Con el intento del régimen de Ollanta Humala de blindar a Martín Belaunde Lossio, se termina de cerrar el círculo que encierra a los políticos en el mayor desprecio ciudadano. Se consolida el estereotipo de todos ellos como corruptos y sinvergüenzas. Y, además, de que no hay salida para esta situación. Este juicio, que tiene mucho de verdad, conduce, sin embargo, a propagar la desmoralización y el cinismo, pues el ciudadano común radicaliza su desinterés en la política a la par que, careciendo de modelos de ejemplaridad, legitima sus propios actos de incumplimiento de la ley. Total: ¿quién puede tirar la primera piedra? Ni los políticos ni las autoridades del Estado tienen un ascendiente moral significativo.

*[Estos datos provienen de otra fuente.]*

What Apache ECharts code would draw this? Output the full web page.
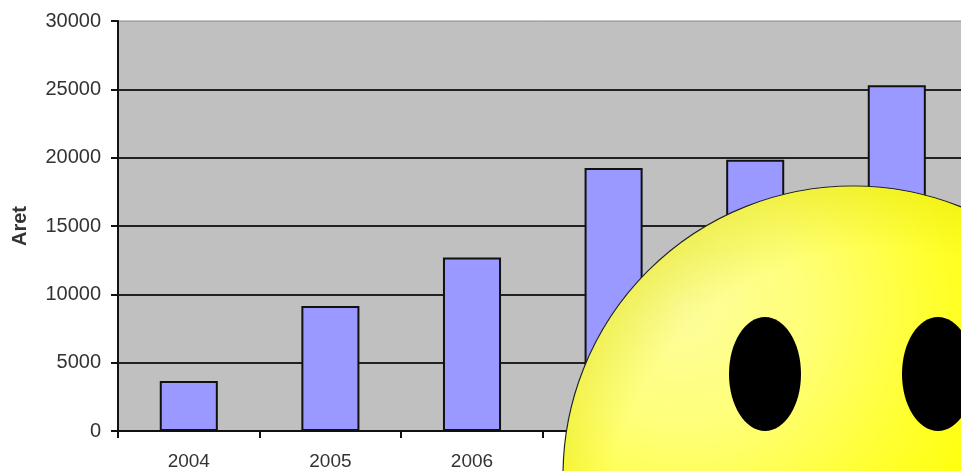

Incluso, parece anunciarse un gran enjuague: el intercambio de impunidades. Se entierran las acusaciones contra Alan García levantadas por la megacomisión, nadie habla del caso de Comunicore y otros desaguisados de Luis Castañeda. Todos olvidan pedir explicaciones sobre cómo Alejandro Toledo pudo comprar inmuebles cuyo valor es mayor a todos sus ingresos; es decir, el Caso Ecoteva. Y, finalmente, nadie se inquietaría sobre las relaciones entre Belaunde Lossio y la pareja presidencial. Entonces, para completar el cuadro, solo haría falta el indulto o, al menos, el arresto domiciliario para Alberto Fujimori. La clase política y la ciudadanía entenderíamos entonces que aquí vivimos en un chiquero y, como todos tenemos rabo de paja, lo sensato es abstenerse de juzgar.
El proceso se extiende a las regiones. La ciudadanía, más indiferente que indignada, otorga su voto a quien promete o engaña con mayor convicción y acierto. Y el Poder Judicial y la fiscalía se muestran inoperantes, cuando no cómplices, en el tema de la corrupción. Esta dinámica propicia la extensión del crimen organizado y de la delincuencia común. Llegados a este punto, las reacciones espontáneas son las de “mano dura”, muerte a los delincuentes y, en relación con los políticos, decirles: “Váyanse todos”. Una reacción que sirve poco, pues, sencillamente, no se puede prescindir de la política. Entonces, el desafío es reformarla y no solo convertir a los políticos en los únicos culpables.
Hay gente genuinamente interesada en hacer política. Y debe ser una preocupación de todos que ese número de personas sea cada vez mayor y más capaz. Los políticos deberían tener las facilidades para desarrollar su vocación. Es cierto que hay una vocación de poder en la raíz del interés por la política, pero no todo deseo de poder tiene que ser intrínsecamente corrupto y narcisista. También puede haber sed de reconocimiento: ganarse el cariño de la gente haciendo justicia y logrando realizar los anhelos colectivos, expectativas vigentes entre jóvenes sensibles al llamado del ideal. Gente que tenga una gran capacidad de persuasión, un ánimo optimista que lleve a vislumbrar una realidad mejor.
¿Pero qué pasa con esas personas? En principio, deberían agruparse y formar partidos, hacer una carrera en las organizaciones políticas que los lleve a una posición de liderazgo, pero los principios funcionan poco en nuestro país. Lo más usual es que estas personas, al estilo de Fujimori, Toledo o Humala, funden organizaciones propias, basadas en alianzas con caudillos menores y en la contratación de portátiles políticas. Y para todo ello requieren del patrocinio de gente con recursos que dé dinero y apoyo logístico en la perspectiva de hacer una inversión: correr riesgos dando recursos que tendrán una mayor rentabilidad si son menores las posibilidades del candidato.
Allí está el germen de la corrupción. Los políticos, al margen de sus malas o buenas intenciones, tienen que entrar en asociación, en relación de cuasi complicidad, con inversionistas que los apoyan en el entendido que cobrarán con creces sus favores. Entonces, si reconocemos que la política es una actividad necesaria y muy costosa, y que no puede estar reservada solo a la gente de dinero, tenemos que concluir que la única salida es instituir un apoyo del Estado. Este debe reconocer la utilidad pública de contar con políticos honrados que no dependan del patrocinio de lobbistas y especuladores. Y este reconocimiento debe proyectarse, por ejemplo, en la concesión de fondos por concurso para organizaciones que se comprometan a elaborar proyectos sensatos que les permitan participar en política desde una posición de independencia respecto a intereses mafiosos.